ARTS
La mode depuis le romantisme est aux voyages exotiques. Comme maints écrivains et artistes de l'époque, Manet fera le pèlerinage au Prado pour se tremper dans le climat de la peinture espagnole qui le fascine. Parallèlement, la création, au Louvre, d'une galerie comprenant plus de 400 tableaux (dont Zurbaran, Goya), acquis par Louis-Philippe, permet à toute une génération de découvrir à la fois des thèmes nouveaux et surtout une « manière ».
Manet sera surtout sensible à celle-ci. L'utilisation du noir comme une couleur et surtout le traitement du tableau par la matière et non, comme on l'apprend dans les académies, par une représentation scrupuleuse, voire idéalisée, d'un sujet.
On peut faire remonter aux guerres napoléoniennes l'influence de l'Espagne sur la France avec, pour figure emblématique de ce nouveau regard porté sur la réalité, un Goya qui va dénoncer les « Désastres de la guerre ».
Partagée entre folklore et réalisme noir, la peinture espagnole pénètre dans les milieux artistiques français qui vont y puiser autant que des sujets une façon de traiter le réalisme. On y traque la misère, la violence, une nature hostile, des faits sanglants, un ton tout à fait étranger à la suavité exprimée par la peinture française, si l'on excepte Murillo qui, lui, conforte la peinture dans cet idéal de beauté prônée par Raphaël qui était jusqu'alors la référence absolue de l'art, et l'argument de l'académisme.
Le réalisme de la peinture espagnole va nourrir tout un folklore développé à la suite du romantisme qui y voit une source féconde d'effets pittoresques avec ses mendiants, ses bouffons, ses infirmes et ses martyrs.
La modernité de Manet
Manet tranche vivement sur ce courant et, comme le démontre bien l'exposition, il s'agit moins pour lui de traiter des « espagnolades » que d'aborder la peinture avec cette adhésion profonde, expressive, avec la matière picturale elle-même. Le « faire » l'emporte sur le sujet, et la reconnaissance du noir jusqu'alors rejeté comme couleur, va largement contribuer à un renouvellement de l'art de peindre, lui donnant une profondeur jusqu'alors inconnue, une force dramatique, un espace de mystère qu'elle ignorait.
Curieusement, Manet peignait selon ces nouveaux critères avant son voyage en Espagne, celui-ci n'étant en somme que la vérification d'une vérité qu'il s'était forgée, annonciateur d'une peinture radicalement neuve, d'où, à l'époque, son caractère scandaleux.
S'il le fallait, l'exposition démontre la modernité absolue de Manet qui tire de la peinture espagnole le meilleur de ce qu'elle peut donner.

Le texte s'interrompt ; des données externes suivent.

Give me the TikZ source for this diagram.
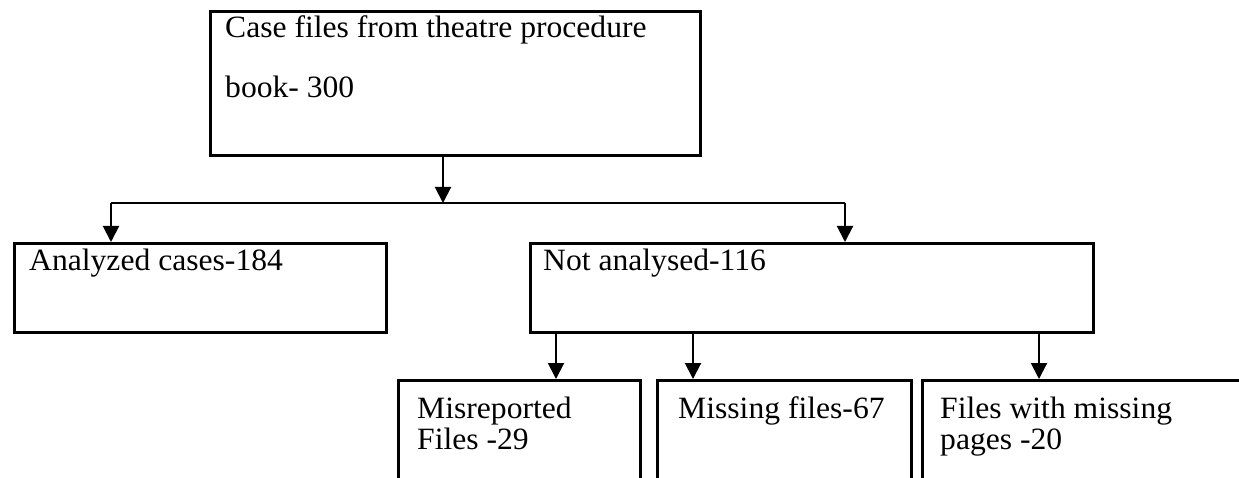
\documentclass[tikz,border=0pt]{standalone}
\usepackage{fontspec}
\setmainfont{Liberation Serif}
\usetikzlibrary{arrows.meta}
\newcommand{\wtxt}[1]{\scalebox{1.02}[1]{#1}}
\tikzset{
  boxnode/.style={draw=black, line width=2.6pt, rectangle, inner sep=0pt, anchor=north west},
  lbl/.style={anchor=base west, inner sep=0pt, font=\fontsize{31}{34}\selectfont},
  conn/.style={draw=black, line width=2pt},
  arr/.style={conn, -{Triangle[width=16pt,length=16pt]}}
}
\begin{document}
\begin{tikzpicture}[x=1pt, y=-1pt]
\useasboundingbox (0,0) rectangle (1239,478);
\clip (0,0) rectangle (1239,478);
\fill[white] (0,0) rectangle (1239,478);
% boxes
\node[boxnode, minimum width=490pt, minimum height=144pt] (top) at (209,10) {};
\node[boxnode, minimum width=372pt, minimum height=89pt] (ana) at (13,242) {};
\node[boxnode, minimum width=563pt, minimum height=89pt] (nota) at (529,242) {};
\node[boxnode, minimum width=242pt, minimum height=140pt] (mis) at (397,379) {};
\node[boxnode, minimum width=254pt, minimum height=140pt] (miss) at (656,379) {};
\node[boxnode, minimum width=360pt, minimum height=140pt] (pages) at (921,379) {};
% texts
\node[lbl] (t1) at (225,38) {\wtxt{Case files from theatre procedure}};
\node[lbl] (t2) at (225,98) {\wtxt{book- 300}};
\node[lbl] (t3) at (29,271) {\wtxt{Analyzed cases-184}};
\node[lbl] (t4) at (543,271) {\wtxt{Not analysed-116}};
\node[lbl] (t5) at (417,418) {\wtxt{Misreported}};
\node[lbl] (t6) at (417,449) {\wtxt{Files -29}};
\node[lbl] (t7) at (678,418) {\wtxt{Missing files-67}};
\node[lbl] (t8) at (940,418) {\wtxt{Files with missing}};
\node[lbl] (t9) at (940,449) {\wtxt{pages -20}};
% junction coordinates
\coordinate (jc) at (443,203);
\coordinate (jl) at (111,203);
\coordinate (jr) at (845,203);
\coordinate (b1) at (556,0);
\coordinate (b2) at (693,0);
\coordinate (b3) at (1039,0);
% connectors
\draw[arr] (jc |- top.south) -- (jc);
\draw[conn, line width=1.8pt] (jl) -- (jr);
\draw[arr] (jl) -- (jl |- ana.north);
\draw[arr] (jr) -- (jr |- nota.north);
\draw[arr] (b1 |- nota.south) -- (b1 |- mis.north);
\draw[arr] (b2 |- nota.south) -- (b2 |- miss.north);
\draw[arr] (b3 |- nota.south) -- (b3 |- pages.north);
\end{tikzpicture}
\end{document}
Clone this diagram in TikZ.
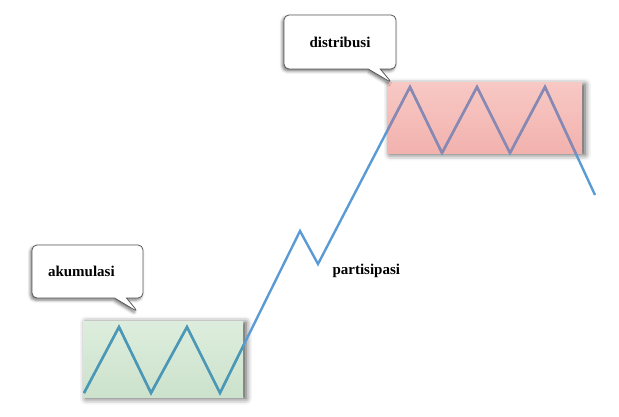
\documentclass[tikz,border=0pt]{standalone}
\usepackage{fontspec}
\setmainfont{Liberation Serif}
\usepackage{tikz}
\usetikzlibrary{shapes.callouts,shadows.blur,positioning}

\definecolor{priceblue}{HTML}{5B9BD5}
\definecolor{accline}{HTML}{4A98B4}
\definecolor{disline}{HTML}{8A87B0}
\definecolor{acctop}{HTML}{DDEDDD}
\definecolor{accbot}{HTML}{CCE2CC}
\definecolor{distop}{HTML}{F8C8C4}
\definecolor{disbot}{HTML}{F2B2AE}

\tikzset{
  zone/.style={rectangle, draw=none, inner sep=0pt,
    blur shadow={shadow xshift=3pt, shadow yshift=-1.5pt, shadow blur radius=6pt, shadow opacity=70}},
  bubble/.style={rectangle callout, rounded corners=5pt, draw=black!65, fill=white, line width=0.8pt,
    callout pointer width=12pt,
    blur shadow={shadow xshift=-1.5pt, shadow yshift=-2pt, shadow blur radius=3pt, shadow opacity=55}},
  tag/.style={font=\fontsize{15}{18}\selectfont\bfseries},
  price/.style={line width=2.4pt, draw=priceblue},
}

\begin{document}
\begin{tikzpicture}[x=1pt,y=1pt]
  \useasboundingbox (0,0) rectangle (619,416);

  % turning points of the price line
  \foreach \n/\x/\y in {g0/84/23, g1/119/89, g2/151/23, g3/187/89, g4/220/23,
      p1/300/185, p2/318/152,
      d1/410/329, d2/442/263, d3/477/329, d4/510/263, d5/545/329, e0/595/221}
    \coordinate (\n) at (\x,\y);
  \def\pricepath{(g0) -- (g1) -- (g2) -- (g3) -- (g4) -- (p1) -- (p2) -- (d1) -- (d2) -- (d3) -- (d4) -- (d5) -- (e0)}

  % zones
  \node[zone, top color=acctop, bottom color=accbot, minimum width=160, minimum height=76] (accBox) at (163,57) {};
  \node[zone, top color=distop, bottom color=disbot, minimum width=195, minimum height=70] (disBox) at (484.5,298) {};

  % price line
  \draw[price] \pricepath;
  \begin{scope}
    \clip (accBox.south west) rectangle (accBox.north east);
    \draw[price, draw=accline] \pricepath;
  \end{scope}
  \begin{scope}
    \clip (disBox.south west) rectangle (disBox.north east);
    \draw[price, draw=disline] \pricepath;
  \end{scope}

  % callouts
  \coordinate (accTip) at (138,104);
  \coordinate (disTip) at (392,333);
  \node[bubble, tag, text width=79, inner xsep=16, align=left, minimum height=53,
    callout absolute pointer={(accTip)}] (accCall) at (87.5,144.5) {akumulasi};
  \node[bubble, tag, minimum width=112, minimum height=54,
    callout absolute pointer={(disTip)}] (disCall) at (340,374) {distribusi};

  \node[tag, anchor=west] (parti) at (329,145) {partisipasi};
\end{tikzpicture}
\end{document}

Une force d'expression que la culture des principes académiques avait totalement ignorée sinon refusée.
Le berceau de l'art moderne est bien là.
« Manet-Velazquez, la manière espagnole au XIXe siècle ». Musée d'Orsay. Jusqu'au 5 janvier. Tous les jours, sauf le lundi, de 10 h à 18 h, le jeudi jusqu'à 21 h 45 et le dimanche de 9 h à 18 h. Entrée 8,5 euros.